My Promise SATA 300 PCI card seems to cause irq problems when run with Linux no matter what other PCI cards I use (tried multiple configurations). The monitor displays "do_IRQ: No IRQ hadnler for vector (irq -1)" from time to time and the keyboard can get blocked (does no more react on key strokes or every character is displayed twice). In order to extract the needed information I have booted several times and connected two keyboards (1USB, 1PS/2 but both can get blocked). I have also tried it with different mainboards but Linux does not seem to like that PCI card.
Created attachment 156111 [details] dmesg
Created attachment 156121 [details] /proc/interrupts
Created attachment 156131 [details] /proc/irq/*
Created attachment 156141 [details] lspci
Created attachment 157141 [details] cpuinfo: 2xPIII800 After having happily installed a second CPU, now everything works fine like by a miracle; SATA works well, no more messages 'No IRQ handler for vector (irq -1)', no keyboard that would refuse to work.
Created attachment 157151 [details] /proc/interrupts (2xCPU)
Created attachment 157161 [details] /proc/irq/* (2xCPU)

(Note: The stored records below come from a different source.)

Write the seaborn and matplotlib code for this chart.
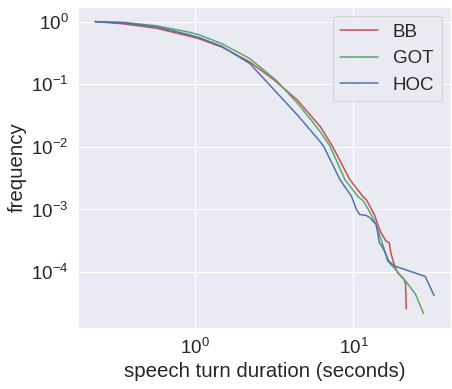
import numpy as np
import pandas as pd
import matplotlib
matplotlib.use("Agg")
import matplotlib.pyplot as plt
import seaborn as sns

# --- data ---
bb_x = [0.2325, 0.3535, 0.5701, 0.9179, 1.0589, 1.4775, 2.218, 3.171, 4.426, 6.176, 7.405, 9.485,
        11.49, 12.04, 13.56, 14.23, 14.93, 16.03, 16.81, 17.22, 18.05, 18.95, 20.83, 21.35, 21.56]
bb_y = [1.0, 0.9194, 0.7827, 0.5843, 0.5313, 0.3908, 0.2259, 0.1157, 0.0557, 0.0210, 0.01, 0.002994,
        0.001608, 0.001441, 0.000833, 0.000578, 0.000427, 0.000314, 0.000296, 0.000205, 0.000134,
        0.0000989, 0.0000774, 0.0000645, 0.0000259]

got_x = [0.2325, 0.3535, 0.5701, 0.9179, 1.0589, 1.4775, 2.218, 3.245, 4.426, 5.406, 6.176, 7.095,
         8.831, 10.69, 11.49, 12.94, 13.89, 14.93, 15.65, 16.43, 18.50, 19.87, 21.35, 24.62, 27.73]
got_y = [1.0, 0.9747, 0.8546, 0.6764, 0.6150, 0.4426, 0.2558, 0.1157, 0.0499, 0.02683, 0.0173,
         0.01037, 0.002994, 0.001608, 0.001389, 0.000833, 0.000578, 0.000334, 0.000232, 0.000151,
         0.0001096, 0.0000873, 0.0000720, 0.0000447, 0.0000219]

hoc_x = [0.2325, 0.3535, 0.5701, 0.9179, 1.0589, 1.4775, 2.218, 2.923, 4.426, 6.176, 6.511, 8.222,
         9.718, 10.44, 10.94, 12.04, 12.75, 13.89, 14.23, 14.57, 15.30, 16.03, 16.66, 18.05, 28.41, 32.31]
hoc_y = [1.0, 0.9537, 0.8240, 0.6150, 0.5572, 0.4010, 0.2130, 0.1, 0.0322, 0.0120, 0.01, 0.002994,
         0.001626, 0.001, 0.000833, 0.000803, 0.000733, 0.000578, 0.000427, 0.000296, 0.000247,
         0.000193, 0.000151, 0.000126, 0.0000854, 0.0000424]

series = ["BB", "GOT", "HOC"]
colors = ["#C44E52", "#55A868", "#4C72B0"]

sns.set_theme(style="darkgrid", font_scale=1.7)
plt.rcParams["font.family"] = ["Liberation Sans", "DejaVu Sans"]
plt.rcParams["mathtext.fontset"] = "custom"
plt.rcParams["mathtext.rm"] = "Liberation Sans"
plt.rcParams["mathtext.it"] = "Liberation Sans:italic"
plt.rcParams["mathtext.bf"] = "Liberation Sans:bold"

fig = plt.figure(figsize=(452 / 72, 389 / 72), dpi=72)
ax = fig.add_axes([78 / 452, 1 - 328 / 389, (451 - 78) / 452, (328 - 7) / 389])

data = [(bb_x, bb_y), (got_x, got_y), (hoc_x, hoc_y)]
for name, col, (xs, ys) in zip(series, colors, data):
    df = pd.DataFrame({"x": xs, "y": ys})
    sns.lineplot(data=df, x="x", y="y", ax=ax, color=col, label=name,
                 estimator=None, sort=False, linewidth=1.5)

ax.set_xscale("log")
ax.set_yscale("log")
ax.set_xlabel("speech turn duration (seconds)")
ax.set_ylabel("frequency")
ax.legend(loc="upper right")

fig.savefig("out.png", dpi=72)
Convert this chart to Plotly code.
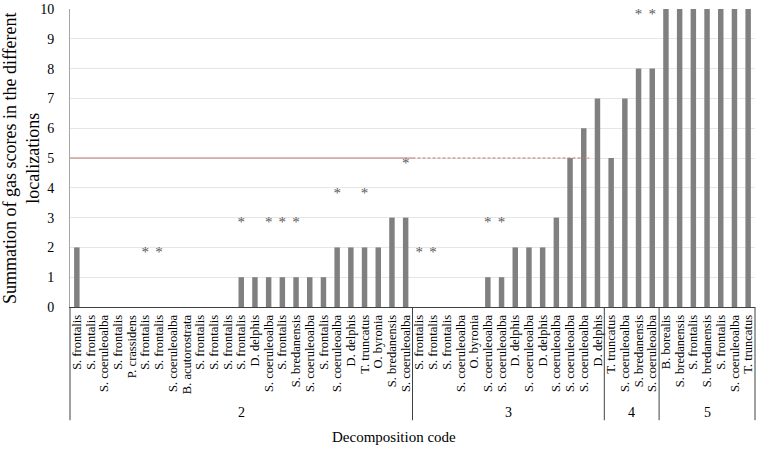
import plotly.graph_objects as go

# ---- data ----
group_codes = ["2", "3", "4", "5"]
group_sizes = [25, 14, 4, 7]

species = [
    # code 2
    "S. frontalis", "S. frontalis", "S. coeruleoalba", "S. frontalis", "P. crassidens",
    "S. frontalis", "S. frontalis", "S. coeruleoalba", "B. acutorostrata", "S. frontalis",
    "S. frontalis", "S. frontalis", "S. frontalis", "D. delphis", "S. coeruleoalba",
    "S. frontalis", "S. bredanensis", "S. coeruleoalba", "S. frontalis", "S. coeruleoalba",
    "D. delphis", "T. truncatus", "O. byronia", "S. bredanensis", "S. coeruleoalba",
    # code 3
    "S. frontalis", "S. frontalis", "S. frontalis", "S. coeruleoalba", "O. byronia",
    "S. coeruleoalba", "S. coeruleoalba", "D. delphis", "S. coeruleoalba", "D. delphis",
    "S. coeruleoalba", "S. coeruleoalba", "S. coeruleoalba", "D. delphis",
    # code 4
    "T. truncatus", "S. coeruleoalba", "S. bredanensis", "S. coeruleoalba",
    # code 5
    "B. borealis", "S. bredanensis", "S. frontalis", "S. bredanensis", "S. frontalis",
    "S. coeruleoalba", "T. truncatus",
]

gas_scores = [
    2, 0, 0, 0, 0, 0, 0, 0, 0, 0, 0, 0, 1, 1, 1, 1, 1, 1, 1, 2, 2, 2, 2, 3, 3,
    0, 0, 0, 0, 0, 1, 1, 2, 2, 2, 3, 5, 6, 7,
    5, 7, 8, 8,
    10, 10, 10, 10, 10, 10, 10,
]

# height at which an asterisk is shown (None = no asterisk)
asterisk_y = [
    None, None, None, None, None, 1.8, 1.8, None, None, None, None, None, 2.8, None, 2.8,
    2.8, 2.8, None, None, 3.8, None, 3.8, None, None, 4.8,
    1.8, 1.8, None, None, None, 2.8, 2.8, None, None, None, None, None, None, None,
    None, None, 9.8, 9.8,
    None, None, None, None, None, None, None,
]

threshold = 5
y_ticks = list(range(0, 11))

FONT = "Liberation Serif, Times New Roman, serif"
n = len(species)
xs = list(range(n))

fig = go.Figure()
fig.add_trace(go.Bar(
    x=xs, y=gas_scores, marker=dict(color="#808080", line=dict(width=0)),
    width=0.4, showlegend=False, hoverinfo="skip",
))

ax_x = [x for x, a in zip(xs, asterisk_y) if a is not None]
ax_y = [a for a in asterisk_y if a is not None]
fig.add_trace(go.Scatter(
    x=ax_x, y=ax_y, mode="text", text=["*"] * len(ax_x),
    textposition="middle center",
    textfont=dict(family=FONT, size=15, color="#595959"),
    showlegend=False, hoverinfo="skip", cliponaxis=False,
))

# threshold line: solid across code 2, dashed across code 3
end2 = group_sizes[0] - 0.5
fig.add_shape(type="line", xref="x", yref="y", x0=-0.5, x1=end2, y0=threshold, y1=threshold,
              line=dict(color="#c0746e", width=1))
fig.add_shape(type="line", xref="x", yref="y", x0=end2, x1=end2 + group_sizes[1] - 1.1,
              y0=threshold, y1=threshold, line=dict(color="#c0746e", width=1, dash="3px,2px"))

# group table lines and labels
bottom = -0.38
fig.add_shape(type="line", xref="paper", yref="paper", x0=0, x1=0, y0=bottom, y1=0,
              line=dict(color="#404040", width=1))
fig.add_shape(type="line", xref="paper", yref="paper", x0=1, x1=1, y0=bottom, y1=0,
              line=dict(color="#404040", width=1))
start = 0
for code, size in zip(group_codes, group_sizes):
    end = start + size
    if end < n:
        fig.add_shape(type="line", xref="x", yref="paper", x0=end - 0.5, x1=end - 0.5,
                      y0=bottom, y1=0, line=dict(color="#404040", width=1))
    fig.add_annotation(x=(start + end - 1) / 2, y=-0.353, xref="x", yref="paper",
                       text=code, showarrow=False, yanchor="middle",
                       font=dict(family=FONT, size=14, color="#000000"))
    start = end

fig.add_annotation(x=0.473, y=-0.437, xref="paper", yref="paper",
                   text="Decomposition code", showarrow=False, yanchor="middle",
                   font=dict(family=FONT, size=15, color="#000000"))
fig.add_annotation(x=-0.0715, y=0.5, xref="paper", yref="paper", textangle=-90,
                   text="Summation of gas scores in the different<br>localizations",
                   showarrow=False, xanchor="center", yanchor="middle",
                   font=dict(family=FONT, size=18, color="#000000"))

fig.update_layout(
    width=757, height=450,
    margin=dict(l=70, r=2, t=7, b=143),
    paper_bgcolor="white", plot_bgcolor="white",
    font=dict(family=FONT, color="#000000"),
    xaxis=dict(
        range=[-0.5, n - 0.5], tickmode="array", tickvals=xs, ticktext=species,
        tickangle=-90, tickfont=dict(family=FONT, size=12.5, color="#000000"),
        showgrid=False, zeroline=False, showline=True, linecolor="#404040", linewidth=1,
        ticks="", ticklabelstandoff=2, ticklabeloverflow="allow",
    ),
    yaxis=dict(
        range=[0, 10], tickmode="array", tickvals=y_ticks,
        tickfont=dict(family=FONT, size=14, color="#000000"),
        showgrid=True, gridcolor="#e6e6e6", gridwidth=1, zeroline=False,
        showline=True, linecolor="#a6a6a6", linewidth=1, ticks="", ticklabelstandoff=12,
        ticklabeloverflow="allow",
    ),
)

fig.write_html("out.html", config={"displayModeBar": False},
               post_script="document.body.style.margin='0';")
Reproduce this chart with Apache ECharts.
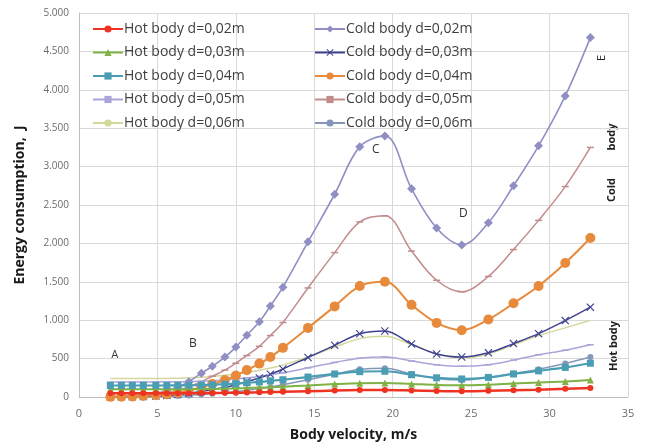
<!DOCTYPE html>
<html>
<head>
<meta charset="utf-8">
<script src="https://cdn.jsdelivr.net/npm/echarts@6/dist/echarts.min.js"></script>
<style>
html,body{margin:0;padding:0;background:#fff;}
#chart{width:647px;height:442px;}
</style>
</head>
<body>
<div id="chart"></div>
<script>
var velocity = [2.0, 2.7, 3.4, 4.1, 4.9, 5.6, 6.3, 7.0, 7.8, 8.5, 9.3, 10.0, 10.7, 11.5, 12.2, 13.0, 14.6, 16.3, 17.9, 19.5, 21.2, 22.8, 24.4, 26.1, 27.7, 29.3, 31.0, 32.6];

var hot002 = [50, 50, 50, 50, 50, 50, 50, 50, 51, 52, 54, 56, 58, 61, 64, 67, 75, 84, 90, 92, 86, 78, 74, 80, 88, 96, 106, 118];
var hot003 = [100, 100, 100, 100, 100, 100, 100, 100, 102, 105, 108, 112, 116, 122, 128, 135, 150, 168, 180, 182, 170, 158, 152, 160, 175, 188, 203, 220];
var hot004 = [150, 150, 150, 150, 150, 150, 151, 152, 155, 160, 167, 175, 185, 196, 210, 225, 260, 300, 330, 335, 290, 250, 235, 255, 300, 340, 385, 440];
var hot005 = [195, 195, 196, 196, 197, 198, 199, 200, 205, 212, 222, 235, 250, 268, 290, 315, 380, 450, 505, 520, 470, 420, 400, 420, 480, 550, 610, 680];
var hot006 = [240, 240, 240, 240, 240, 242, 245, 250, 258, 268, 282, 300, 322, 348, 378, 415, 520, 650, 760, 790, 680, 560, 510, 560, 680, 800, 900, 1000];

var cold002 = [5, 10, 18, 30, 50, 80, 130, 200, 310, 400, 520, 650, 805, 980, 1185, 1430, 2020, 2640, 3260, 3400, 2710, 2200, 1980, 2270, 2750, 3270, 3920, 4680];
var cold003 = [1, 2, 4, 7, 12, 20, 31, 48, 71, 97, 125, 160, 200, 248, 296, 365, 515, 673, 824, 860, 690, 560, 520, 575, 695, 825, 995, 1170];
var cold004 = [2, 4, 8, 13, 22, 35, 55, 85, 125, 170, 220, 280, 350, 435, 520, 640, 900, 1180, 1445, 1500, 1200, 965, 870, 1010, 1220, 1445, 1745, 2070];
var cold005 = [3, 6, 12, 20, 35, 55, 85, 130, 200, 270, 350, 440, 540, 660, 800, 970, 1420, 1880, 2280, 2360, 1900, 1520, 1370, 1570, 1920, 2300, 2740, 3250];
var cold006 = [1, 1, 2, 3, 5, 9, 14, 21, 31, 43, 55, 70, 88, 109, 130, 160, 225, 295, 360, 375, 300, 241, 220, 255, 305, 362, 436, 520];

var yTicks = ['0', '500', '1.000', '1.500', '2.000', '2.500', '3.000', '3.500', '4.000', '4.500', '5.000'];

var hotNames = ['Hot body d=0,02m', 'Hot body d=0,03m', 'Hot body d=0,04m', 'Hot body d=0,05m', 'Hot body d=0,06m'];
var coldNames = ['Cold body d=0,02m', 'Cold body d=0,03m', 'Cold body d=0,04m', 'Cold body d=0,05m', 'Cold body d=0,06m'];

function pairs(ys) { return velocity.map(function (v, i) { return [v, ys[i]]; }); }

var xMark = 'path://M0,1L1,0L5,4L9,0L10,1L6,5L10,9L9,10L5,6L1,10L0,9L4,5Z';

function mk(name, ys, color, width, symbol, size, z) {
  return {
    name: name, type: 'line', data: pairs(ys), smooth: 0.35,
    lineStyle: { color: color, width: width },
    itemStyle: { color: color, borderWidth: 0 },
    symbol: symbol, symbolSize: size, showSymbol: symbol !== 'none',
    z: z || 2, animation: false
  };
}

var series = [
  mk(hotNames[0], hot002, '#ee3322', 2.5, 'circle', 6, 6),
  mk(hotNames[1], hot003, '#7fb144', 2, 'triangle', 7, 5),
  mk(hotNames[2], hot004, '#4a9db3', 2.2, 'rect', 7, 5),
  mk(hotNames[3], hot005, '#a8a6d8', 1.5, 'rect', [7, 1.5], 4),
  mk(hotNames[4], hot006, '#d3d89a', 1.5, 'none', 0, 3),
  mk(coldNames[0], cold002, '#8f8fc4', 1.6, 'diamond', 9, 4),
  mk(coldNames[1], cold003, '#3f4290', 1.5, xMark, 8, 4),
  mk(coldNames[2], cold004, '#e88a3c', 2, 'circle', 10, 4),
  mk(coldNames[3], cold005, '#c28c8c', 1.5, 'rect', [7, 1.5], 3),
  mk(coldNames[4], cold006, '#8597b8', 1.5, 'circle', 6, 3)
];

var chart = echarts.init(document.getElementById('chart'), null, { renderer: 'canvas' });
var fontFam = '"Open Sans", "Noto Sans", sans-serif';
chart.setOption({
  animation: false,
  backgroundColor: '#ffffff',
  grid: { left: 79, right: 19, top: 13, bottom: 45, containLabel: false, outerBoundsMode: 'none' },
  xAxis: {
    type: 'value', min: 0, max: 35, interval: 5,
    name: 'Body velocity, m/s', nameLocation: 'middle', nameGap: 31,
    nameTextStyle: { fontFamily: fontFam, fontWeight: 'bold', fontSize: 14, color: '#1a1a1a' },
    axisLine: { lineStyle: { color: '#bfbfbf' } },
    axisTick: { show: false },
    axisLabel: { color: '#6b6b6b', fontFamily: fontFam, fontSize: 11, margin: 11 },
    splitLine: { show: true, lineStyle: { color: '#d9d9d9', width: 1 } }
  },
  yAxis: {
    type: 'value', min: 0, max: 5000, interval: 500,
    name: 'Energy consumption,  J', nameLocation: 'middle', nameGap: 52, nameRotate: 90,
    nameTextStyle: { fontFamily: fontFam, fontWeight: 'bold', fontSize: 14, color: '#1a1a1a' },
    axisLine: { show: true, lineStyle: { color: '#bfbfbf' } },
    axisTick: { show: false },
    axisLabel: { color: '#6b6b6b', fontFamily: fontFam, fontSize: 10, margin: 10,
      formatter: function (v) { return yTicks[Math.round(v / 500)]; } },
    splitLine: { show: true, lineStyle: { color: '#d9d9d9', width: 1 } }
  },
  legend: [
    { data: hotNames, orient: 'vertical', left: 87, top: 17, itemWidth: 30, itemHeight: 9, itemGap: 9.5,
      textStyle: { fontFamily: fontFam, fontSize: 14, color: '#404040', padding: [0, 0, 0, -4] } },
    { data: coldNames, orient: 'vertical', left: 309, top: 17, itemWidth: 30, itemHeight: 9, itemGap: 9.5,
      textStyle: { fontFamily: fontFam, fontSize: 14, color: '#404040', padding: [0, 0, 0, -4] } }
  ],
  graphic: [
    { type: 'text', left: 111, top: 350, style: { text: 'A', font: '12px "Open Sans", sans-serif', fill: '#333' } },
    { type: 'text', left: 189, top: 338, style: { text: 'B', font: '12px "Open Sans", sans-serif', fill: '#333' } },
    { type: 'text', left: 372, top: 144, style: { text: 'C', font: '12px "Open Sans", sans-serif', fill: '#333' } },
    { type: 'text', left: 459, top: 208, style: { text: 'D', font: '12px "Open Sans", sans-serif', fill: '#333' } },
    { type: 'text', x: 602, y: 58, rotation: Math.PI / 2, style: { text: 'E', font: '11px "Open Sans", sans-serif', fill: '#222', align: 'center', verticalAlign: 'middle' } },
    { type: 'text', x: 612, y: 137, rotation: Math.PI / 2, style: { text: 'body', font: 'bold 11px "Open Sans", sans-serif', fill: '#222', align: 'center', verticalAlign: 'middle' } },
    { type: 'text', x: 612, y: 190, rotation: Math.PI / 2, style: { text: 'Cold', font: 'bold 11px "Open Sans", sans-serif', fill: '#222', align: 'center', verticalAlign: 'middle' } },
    { type: 'text', x: 614, y: 346, rotation: Math.PI / 2, style: { text: 'Hot body', font: 'bold 11px "Open Sans", sans-serif', fill: '#222', align: 'center', verticalAlign: 'middle' } }
  ],
  series: series
});
</script>
</body>
</html>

Created attachment 157171 [details] dmesg (2xCPU) Now it even works with a kernel which is a little bit older. However I can remember this bug having already persisted for a long time before I have filed this report; i.e. the observed effects won`t depend on the kernel version.
Created attachment 157181 [details] lspci -vvvxx (2xCPU) The board is an Asus P2B-DS; it requires 2CPUs to work with this card. Other boards supporting only one CPU will not work at all with this Promise SATA300 card under Linux as far as I could test.
Looks like PCI IRQ assignment somehow gets screwed w/ single CPU. Bjorn, any ideas? Thanks.